For my own part, I spent the middle part of the decade with a girlfriend with whom I split time between renting VHS movies and watching music videos. In fact, we looked forward to Friday “video night,” which consisted of surfing from MTV to VH1 to Night Flight to Night Tracks, all of which showed nothing but music videos. We mostly made fun of how terrible they were.

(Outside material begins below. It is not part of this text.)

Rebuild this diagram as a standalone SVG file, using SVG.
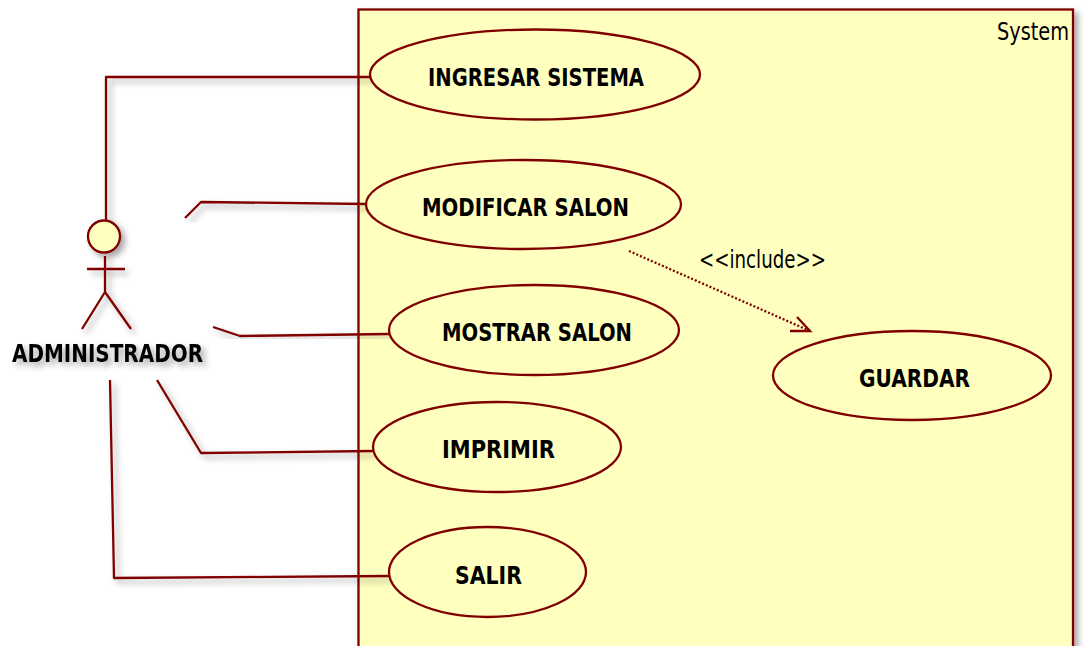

This isn’t some kind of sociological high five to today’s culture. I recognize today’s shallowness. At the same time, I feel like I can share more now with this web site than I ever could passing around my journal.

4 Comments

  1. This might be a lengthy response, but: I was growing up in the 1980s. A teenager from 84-89. I was immersed in the shallow, cheesy, slick, superficial, hyperactive, neon, hair-sprayed, doped-up culture of the time. Even though I probably should not have known better, I hated the 80s even as I was living it. I knew a better time would come, and it did (the Nineties). The movies that unfortunately represent the 80s best of all? Mannequin, from 1987, and Police Academy or any of its horrid sequels. Kids my age loved that shit. Anyway, to quit ranting and answer your question: We did stuff. We watched TV (Dallas, LA Law, Cos, Night Court, Cheers, Letterman). We watched music videos (MTV actually PLAYED them). We listened to music on audio cassettes (damn good music, too, far too much to name here). Our social media was our telephone. We watched the nightly news (and I think were better informed, as opposed to the partisan shouting matches of today). I dunno … it was all terribly superficial, but there was a lot of good stuff in the Eighties, too. I just hated most of it. (End of rant.)

  2. Not Corey Hart. M.F. George Michael! But, yeah, the 80s. I was four years old in 1980. I’d like to think that the stuff now viewed as iconic in the 80s was championed by teenagers. I look at what’s popular now (“pop”) and can’t imagine anyone my age giving it a second thought. But a 13-year-old? Sure, why not.